-------- Material provided --------
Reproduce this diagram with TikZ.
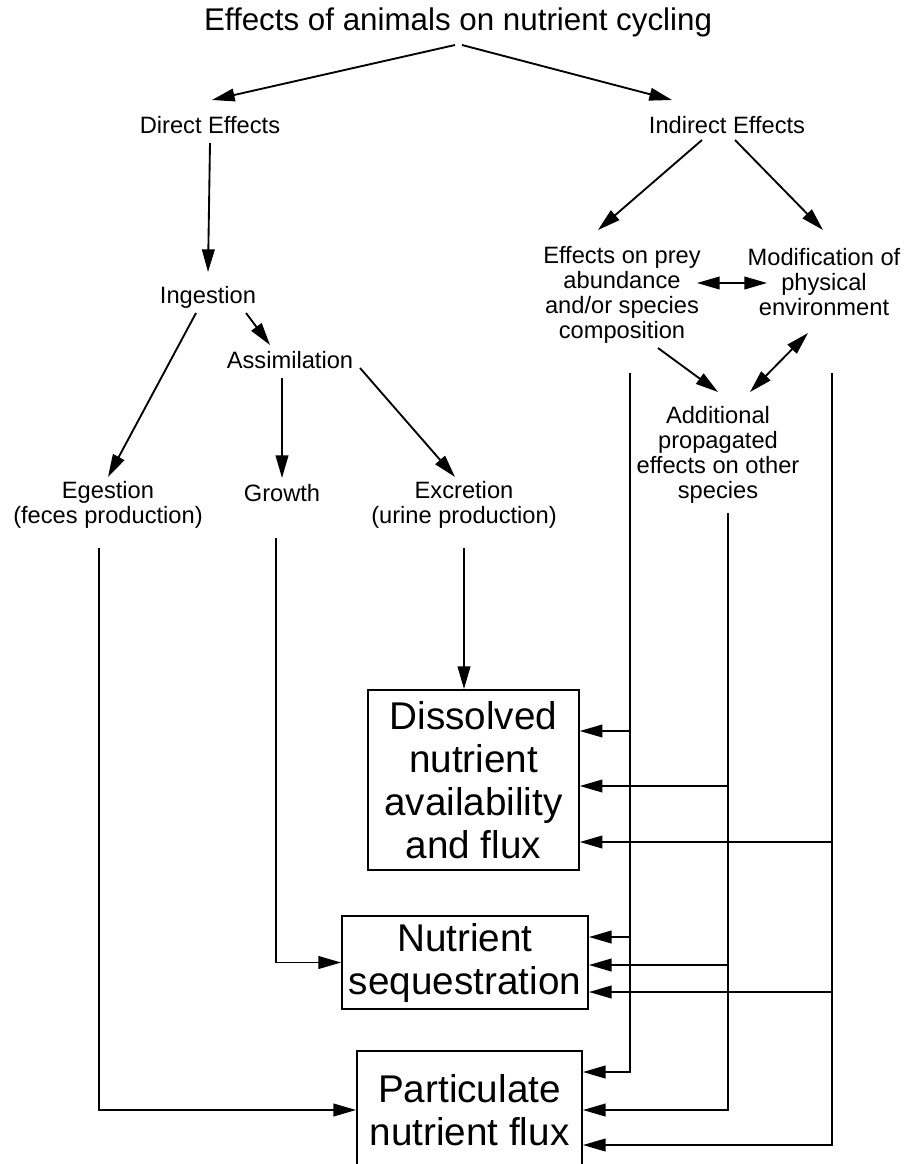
\documentclass[tikz,border=0pt]{standalone}
\usepackage{fontspec}
\setmainfont{Liberation Sans}
\usetikzlibrary{arrows.meta}

\begin{document}
\begin{tikzpicture}[x=0.75pt,y=-0.75pt,>={Triangle[length=17pt,width=9.5pt]},line width=1.4pt]
\tikzstyle{lbl}=[align=center,inner sep=0pt,font=\fontsize{17.75}{18.75}\selectfont]
\tikzstyle{bigbox}=[draw,line width=1.4pt,align=center,inner sep=0pt,font=\fontsize{29}{32.25}\selectfont]
\clip (0,0) rectangle (924,1164);
% top levels
\node[inner sep=0pt,font=\fontsize{23.5}{27}\selectfont] (title) at (458,22) {Effects of animals on nutrient cycling};
\node[lbl] (dir) at (210,125) {Direct Effects};
\node[lbl] (ind) at (727,125) {Indirect Effects};
% direct branch
\node[lbl] (ing) at (208,297) {Ingestion};
\node[lbl] (assim) at (290,360) {Assimilation};
\node[lbl] (eges) at (108,505) {Egestion\\(feces production)};
\node[lbl] (grow) at (282,493) {Growth};
\node[lbl] (excr) at (464,505) {Excretion\\(urine production)};
% indirect branch
\node[lbl] (prey) at (622,295) {Effects on prey\\abundance\\and/or species\\composition};
\node[lbl] (modif) at (824,282) {Modification of\\physical\\environment};
\node[lbl] (addl) at (718,455) {Additional\\propagated\\effects on other\\species};
% outcome boxes
\node[bigbox,minimum width=158pt,minimum height=135pt] (diss) at (473.5,780) {Dissolved\\nutrient\\availability\\and flux};
\node[bigbox,minimum width=184.5pt,minimum height=69.75pt] (seq) at (465,962.5) {Nutrient\\sequestration};
\node[bigbox,minimum width=168.75pt,minimum height=88.5pt] (part) at (469.5,1110) {Particulate\\nutrient flux};

\draw[->] ([shift={(-3,23)}]title.center) -- ([shift={(2,-25)}]dir.center);
\draw[->] ([shift={(4,23)}]title.center) -- ([shift={(-55,-25)}]ind.center);
\draw[->] ([shift={(0,18)}]dir.center) -- ([shift={(0,-25)}]ing.center);
\draw[->] ([shift={(-12,16)}]ing.center) -- ([shift={(0,-28)}]eges.center);
\draw[->] ([shift={(38,16)}]ing.center) -- ([shift={(-20,-15)}]assim.center);
\draw[->] ([shift={(-8,18)}]assim.center) -- ([shift={(0,-15)}]grow.center);
\draw[->] ([shift={(70,8)}]assim.center) -- ([shift={(-9,-28)}]excr.center);
\draw[->] ([shift={(-25,15)}]ind.center) -- ([shift={(-24,-65)}]prey.center);
\draw[->] ([shift={(8,15)}]ind.center) -- ([shift={(-1,-52)}]modif.center);
\draw[<->] ([shift={(75,-12)}]prey.center) -- ([shift={(-57,1)}]modif.center);
\draw[->] ([shift={(36,53)}]prey.center) -- ([shift={(0,-63)}]addl.center);
\draw[<->] ([shift={(32,-63)}]addl.center) -- ([shift={(-16,51)}]modif.center);
\draw[->] ([shift={(0,43)}]excr.center) -- (excr |- diss.north);
\draw[->] ([shift={(-6,45)}]grow.center) |- (seq.west);
\draw[->] ([shift={(-9,43)}]eges.center) |- (part.west);

% vertical feeds on the right
\coordinate (preytop) at ([shift={(8,78)}]prey.center);
\coordinate (addltop) at ([shift={(10,58)}]addl.center);
\coordinate (modiftop) at ([shift={(8,91)}]modif.center);
\foreach \bx/\dy/\top in {diss/-49/preytop,diss/6/addltop,diss/62/modiftop,
  seq/-25.5/preytop,seq/2.5/addltop,seq/29.5/modiftop,
  part/-38/preytop,part/0/addltop,part/35/modiftop}
  \draw[<-] ([shift={(0,\dy)}]\bx.east) -| (\top);
\end{tikzpicture}
\end{document}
--------
**Exercise aim:** Write the listing out a second time exactly, dropping all images.

**Task answer:**
Reproduce this diagram with TikZ.
\documentclass[tikz,border=0pt]{standalone}
\usepackage{fontspec}
\setmainfont{Liberation Sans}
\usetikzlibrary{arrows.meta}

\begin{document}
\begin{tikzpicture}[x=0.75pt,y=-0.75pt,>={Triangle[length=17pt,width=9.5pt]},line width=1.4pt]
\tikzstyle{lbl}=[align=center,inner sep=0pt,font=\fontsize{17.75}{18.75}\selectfont]
\tikzstyle{bigbox}=[draw,line width=1.4pt,align=center,inner sep=0pt,font=\fontsize{29}{32.25}\selectfont]
\clip (0,0) rectangle (924,1164);
% top levels
\node[inner sep=0pt,font=\fontsize{23.5}{27}\selectfont] (title) at (458,22) {Effects of animals on nutrient cycling};
\node[lbl] (dir) at (210,125) {Direct Effects};
\node[lbl] (ind) at (727,125) {Indirect Effects};
% direct branch
\node[lbl] (ing) at (208,297) {Ingestion};
\node[lbl] (assim) at (290,360) {Assimilation};
\node[lbl] (eges) at (108,505) {Egestion\\(feces production)};
\node[lbl] (grow) at (282,493) {Growth};
\node[lbl] (excr) at (464,505) {Excretion\\(urine production)};
% indirect branch
\node[lbl] (prey) at (622,295) {Effects on prey\\abundance\\and/or species\\composition};
\node[lbl] (modif) at (824,282) {Modification of\\physical\\environment};
\node[lbl] (addl) at (718,455) {Additional\\propagated\\effects on other\\species};
% outcome boxes
\node[bigbox,minimum width=158pt,minimum height=135pt] (diss) at (473.5,780) {Dissolved\\nutrient\\availability\\and flux};
\node[bigbox,minimum width=184.5pt,minimum height=69.75pt] (seq) at (465,962.5) {Nutrient\\sequestration};
\node[bigbox,minimum width=168.75pt,minimum height=88.5pt] (part) at (469.5,1110) {Particulate\\nutrient flux};

\draw[->] ([shift={(-3,23)}]title.center) -- ([shift={(2,-25)}]dir.center);
\draw[->] ([shift={(4,23)}]title.center) -- ([shift={(-55,-25)}]ind.center);
\draw[->] ([shift={(0,18)}]dir.center) -- ([shift={(0,-25)}]ing.center);
\draw[->] ([shift={(-12,16)}]ing.center) -- ([shift={(0,-28)}]eges.center);
\draw[->] ([shift={(38,16)}]ing.center) -- ([shift={(-20,-15)}]assim.center);
\draw[->] ([shift={(-8,18)}]assim.center) -- ([shift={(0,-15)}]grow.center);
\draw[->] ([shift={(70,8)}]assim.center) -- ([shift={(-9,-28)}]excr.center);
\draw[->] ([shift={(-25,15)}]ind.center) -- ([shift={(-24,-65)}]prey.center);
\draw[->] ([shift={(8,15)}]ind.center) -- ([shift={(-1,-52)}]modif.center);
\draw[<->] ([shift={(75,-12)}]prey.center) -- ([shift={(-57,1)}]modif.center);
\draw[->] ([shift={(36,53)}]prey.center) -- ([shift={(0,-63)}]addl.center);
\draw[<->] ([shift={(32,-63)}]addl.center) -- ([shift={(-16,51)}]modif.center);
\draw[->] ([shift={(0,43)}]excr.center) -- (excr |- diss.north);
\draw[->] ([shift={(-6,45)}]grow.center) |- (seq.west);
\draw[->] ([shift={(-9,43)}]eges.center) |- (part.west);

% vertical feeds on the right
\coordinate (preytop) at ([shift={(8,78)}]prey.center);
\coordinate (addltop) at ([shift={(10,58)}]addl.center);
\coordinate (modiftop) at ([shift={(8,91)}]modif.center);
\foreach \bx/\dy/\top in {diss/-49/preytop,diss/6/addltop,diss/62/modiftop,
  seq/-25.5/preytop,seq/2.5/addltop,seq/29.5/modiftop,
  part/-38/preytop,part/0/addltop,part/35/modiftop}
  \draw[<-] ([shift={(0,\dy)}]\bx.east) -| (\top);
\end{tikzpicture}
\end{document}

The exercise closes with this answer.